Martello hoje é delegado da Associação Nacional dos Procuradores da República (ANPR). O procurador Júlio Carlos Motta Noronha foi despachado pro escritório do MP em Pouso Alegre (MG). Felipe D’Elia Camargo, foi parar na Procuradoria da República no Estado de Santa Catarina.
O outdoor e o verdadeiro “intocável”
O procurador Diogo Castor De Mattos pagou por, digamos, se empolgar demais com o trabalho. A operação completava cinco anos e ele teve a brilhante ideia de, usando um laranja, contratar um outdoor com as imagens de dez procuradores integrantes da força-tarefa, no qual se lia: “Bem-vindo à República de Curitiba – terra da Operação Lava Jato. Aqui a lei se cumpre.”
A instalação foi no acesso ao Aeroporto Internacional Afonso Pena. O Conselho Nacional do Ministério Público considerou impróprio personalizar em dez “xerifes” algo que é próprio de uma instituição permanente. Diogo Castor de Mattos é irmão de Rodrigo Castor de Mattos, advogado que defendeu investigados pela Lava-ato – outro caso de conflito de interesses. No final do ano passado, surpreendentemente, a Justiça Federal no Paraná reintegrou Castor de Mattos, que, no entanto, deve ficar num expediente burocrático.

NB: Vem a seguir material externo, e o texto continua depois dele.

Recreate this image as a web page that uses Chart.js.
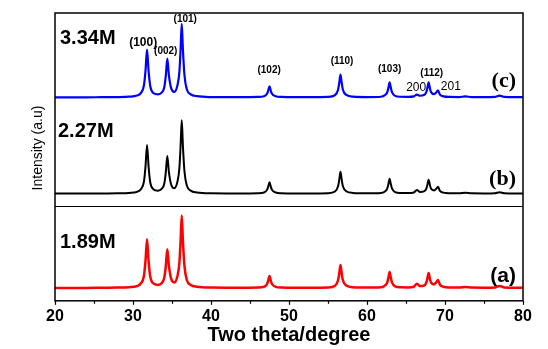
<!DOCTYPE html>
<html>
<head>
<meta charset="utf-8">
<script src="https://cdn.jsdelivr.net/npm/chart.js@4/dist/chart.umd.min.js"></script>
<style>
  html, body { margin: 0; padding: 0; background: #fff; }
  #wrap { width: 548px; height: 349px; position: relative; }
</style>
</head>
<body>
<div id="wrap"><canvas id="myChart" width="548" height="349"></canvas></div>
<script>
// 2 theta sample positions (degrees), shared by all three patterns
const twoTheta = [
    20, 22, 24, 26, 28, 29.5, 30.5, 31.0, 31.4, 31.6,
    31.8, 32.0, 32.2, 32.6, 33.2, 33.7, 34.0, 34.2, 34.4, 34.6,
    34.9, 35.3, 35.7, 35.95, 36.1, 36.25, 36.4, 36.6, 36.9, 37.4,
    38.2, 40, 42, 44, 46, 46.8, 47.2, 47.35, 47.5, 47.65,
    47.8, 48.3, 49, 51, 53, 55, 55.9, 56.3, 56.45, 56.6,
    56.75, 56.9, 57.4, 58.2, 60, 61.8, 62.4, 62.6, 62.75, 62.9,
    63.05, 63.2, 63.6, 64.3, 65.3, 66.0, 66.4, 66.8, 67.3, 67.6,
    67.75, 67.9, 68.05, 68.2, 68.6, 68.9, 69.1, 69.35, 69.8, 70.6,
    71.8, 72.6, 73.4, 75, 76.4, 77.0, 77.6, 79, 80
];

// intensities above each pattern's own baseline (a.u)
const intensity189 = [
    0, 0, 0, 0.2, 0.3, 0.7, 1.8, 4.4, 12, 27,
    49, 27, 12, 4.5, 3, 5, 10, 21.5, 39, 22.5,
    9, 5.5, 12, 25.5, 47, 73, 47, 22, 8, 3,
    1.2, 0.3, 0.2, 0.2, 0.4, 1.1, 4.2, 7.8, 12, 7.8,
    4.2, 1.1, 0.4, 0.2, 0.2, 0.4, 2.2, 8, 15, 23,
    15, 8, 2.2, 0.7, 0.3, 0.6, 3, 5.6, 10.4, 16,
    10.4, 5.6, 1.6, 0.6, 0.5, 1.2, 4.2, 1.8, 2.3, 5.2,
    9.8, 15, 9.8, 5.5, 3.5, 5.8, 8, 3.2, 1.1, 0.4,
    0.3, 1, 0.3, 0.2, 0.4, 2, 0.4, 0.2, 0.2
];
const intensity227 = [
    0, 0, 0, 0.2, 0.3, 0.7, 1.8, 4.4, 12, 27,
    49, 27, 12, 4.5, 3, 5, 9.7, 21, 38, 22,
    9, 5.5, 12.2, 26, 48, 74, 48, 22.3, 8.1, 3,
    1.2, 0.3, 0.2, 0.2, 0.4, 1.1, 4, 7.5, 11.5, 7.5,
    4, 1.1, 0.4, 0.2, 0.2, 0.4, 2.1, 7.7, 14.3, 22,
    14.3, 7.7, 2.1, 0.7, 0.3, 0.6, 2.8, 5.3, 9.8, 15,
    9.8, 5.3, 1.5, 0.6, 0.5, 1.1, 3.7, 1.7, 2.2, 4.9,
    9.1, 14, 9.1, 5.1, 3.2, 5.1, 7, 2.8, 1, 0.4,
    0.3, 1, 0.3, 0.2, 0.4, 1.5, 0.4, 0.2, 0.2
];
const intensity334 = [
    0, 0, 0, 0.2, 0.3, 0.7, 1.8, 4.3, 12, 26.4,
    48, 26.4, 12, 4.4, 3, 5, 10, 21.5, 39, 22.5,
    9, 5.5, 12.2, 26, 48, 74, 48, 22.3, 8.1, 3,
    1.2, 0.3, 0.2, 0.2, 0.4, 1.1, 3.9, 7.2, 11, 7.2,
    3.9, 1.1, 0.4, 0.2, 0.2, 0.4, 2.2, 8, 15, 23,
    15, 8, 2.2, 0.7, 0.3, 0.6, 2.8, 5.3, 9.8, 15,
    9.8, 5.3, 1.5, 0.6, 0.5, 1, 2.8, 1.6, 2.3, 5.2,
    9.8, 15, 9.8, 5.3, 3.2, 5.1, 7, 2.8, 1, 0.4,
    0.3, 1, 0.3, 0.2, 0.4, 1.8, 0.4, 0.2, 0.2
];

// vertical stacking offset of each pattern
const offsets = [13, 108, 205];
const sampleNames = ["1.89M", "2.27M", "3.34M"];
const panelTags = ["(a)", "(b)", "(c)"];

const xTicks = [20, 30, 40, 50, 60, 70, 80];

// hkl labels on the top pattern: [text, 2theta, level]
const peakLabels = [
    ["(100)", 31.3, 260],
    ["(002)", 34.2, 251.5],
    ["(101)", 36.7, 284],
    ["(102)", 47.45, 232],
    ["(110)", 56.8, 241],
    ["(103)", 62.9, 233],
    ["200", 66.3, 215],
    ["(112)", 68.3, 229],
    ["201", 70.75, 216]
];

function toPoints(values, offset) {
    return twoTheta.map((t, i) => ({ x: t, y: values[i] + offset }));
}

const decorations = {
    id: 'decorations',
    afterDraw(chart) {
        const ctx = chart.ctx;
        const area = chart.chartArea;
        const xs = chart.scales.x;
        const ys = chart.scales.y;
        ctx.save();

        // frame
        ctx.strokeStyle = '#000';
        ctx.lineWidth = 1.5;
        ctx.strokeRect(area.left, area.top, area.right - area.left, area.bottom - area.top);

        // separator between (a) and (b)
        const sepY = Math.round(ys.getPixelForValue(96)) + 0.5;
        ctx.lineWidth = 1.2;
        ctx.beginPath();
        ctx.moveTo(area.left, sepY);
        ctx.lineTo(area.right, sepY);
        ctx.stroke();

        // minor ticks
        ctx.lineWidth = 1.2;
        for (let t = 25; t < 80; t += 10) {
            const px = Math.round(xs.getPixelForValue(t)) + 0.5;
            ctx.beginPath();
            ctx.moveTo(px, area.bottom);
            ctx.lineTo(px, area.bottom + 3);
            ctx.stroke();
        }

        ctx.fillStyle = '#000';
        ctx.textBaseline = 'middle';

        // sample names
        ctx.textAlign = 'left';
        ctx.font = 'bold 20px "Liberation Sans", Arial, sans-serif';
        ctx.fillText(sampleNames[2], 60, 38);
        ctx.fillText(sampleNames[1], 58, 131);
        ctx.fillText(sampleNames[0], 60, 242);

        // panel tags
        ctx.textAlign = 'right';
        ctx.font = 'bold 22px "Liberation Serif", "Times New Roman", serif';
        ctx.fillText(panelTags[2], 516, 81);
        ctx.fillText(panelTags[1], 516, 179);
        ctx.font = 'bold 21px "Liberation Sans", Arial, sans-serif';
        ctx.fillText(panelTags[0], 516, 276);

        // hkl labels
        ctx.textAlign = 'center';
        peakLabels.forEach(([text, t, level]) => {
            if (text === "(100)") {
                ctx.font = 'bold 12px "Liberation Sans", Arial, sans-serif';
            } else if (text.charAt(0) === "(") {
                ctx.font = 'bold 10px "Liberation Sans", Arial, sans-serif';
            } else {
                ctx.font = '12px "Liberation Sans", Arial, sans-serif';
            }
            ctx.fillText(text, xs.getPixelForValue(t), ys.getPixelForValue(level));
        });

        // axis titles
        ctx.font = 'bold 20px "Liberation Sans", Arial, sans-serif';
        ctx.fillText("Two theta/degree", (area.left + area.right) / 2, 335);

        ctx.save();
        ctx.translate(38, 148);
        ctx.rotate(-Math.PI / 2);
        ctx.font = '14px "Liberation Sans", Arial, sans-serif';
        ctx.fillText("Intensity (a.u)", 0, 0);
        ctx.restore();

        ctx.restore();
    }
};

const ctx = document.getElementById("myChart").getContext("2d");

new Chart(ctx, {
    type: "line",
    data: {
        datasets: [
            {
                label: sampleNames[0],
                data: toPoints(intensity189, offsets[0]),
                borderColor: "#ff0000",
                borderWidth: 2.5,
            },
            {
                label: sampleNames[1],
                data: toPoints(intensity227, offsets[1]),
                borderColor: "#000000",
                borderWidth: 2,
            },
            {
                label: sampleNames[2],
                data: toPoints(intensity334, offsets[2]),
                borderColor: "#0000ff",
                borderWidth: 2.2,
            },
        ],
    },
    options: {
        responsive: false,
        animation: false,
        layout: {
            padding: { left: 55, right: 25, top: 13, bottom: 21 }
        },
        elements: {
            point: { radius: 0 },
            line: { cubicInterpolationMode: 'monotone', fill: false }
        },
        plugins: {
            legend: { display: false },
            tooltip: { enabled: false }
        },
        scales: {
            x: {
                type: 'linear',
                min: 20,
                max: 80,
                afterBuildTicks: (axis) => {
                    axis.ticks = xTicks.map(v => ({ value: v }));
                },
                border: { display: false },
                grid: {
                    drawOnChartArea: false,
                    tickLength: 4,
                    tickWidth: 1.2,
                    tickColor: '#000'
                },
                ticks: {
                    color: '#000',
                    padding: 2,
                    maxRotation: 0,
                    font: { family: '"Liberation Sans", Arial, sans-serif', size: 16, weight: 'bold' }
                }
            },
            y: {
                display: false,
                min: 0,
                max: 290
            }
        }
    },
    plugins: [decorations]
});
</script>
</body>
</html>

O procurador Antônio Carlos Welter virou chefe da Procuradoria Regional da República da 4ª Região, responsável por ações no TRF – nomeado pelo então procurador-geral da República, Augusto Aras. Welter foi um dos integrantes da Lava Jato responsáveis pelas investigações contra o ex-presidente Lula.
A denúncia referente ao triplex do Guarujá, por exemplo, protocolada em 14 de setembro de 2016, tem ele como um dos 13 procuradores que assinam o documento. Lula chegou a ficar 580 dias preso, após condenação em segunda instância. Mais tarde, com a mudança desse entendimento, foi solto. Logo depois, o Supremo Tribunal Federal anulou a condenação. Logo, Lula viraria presidente e a Lava Jato esse escoadouro de carreiras.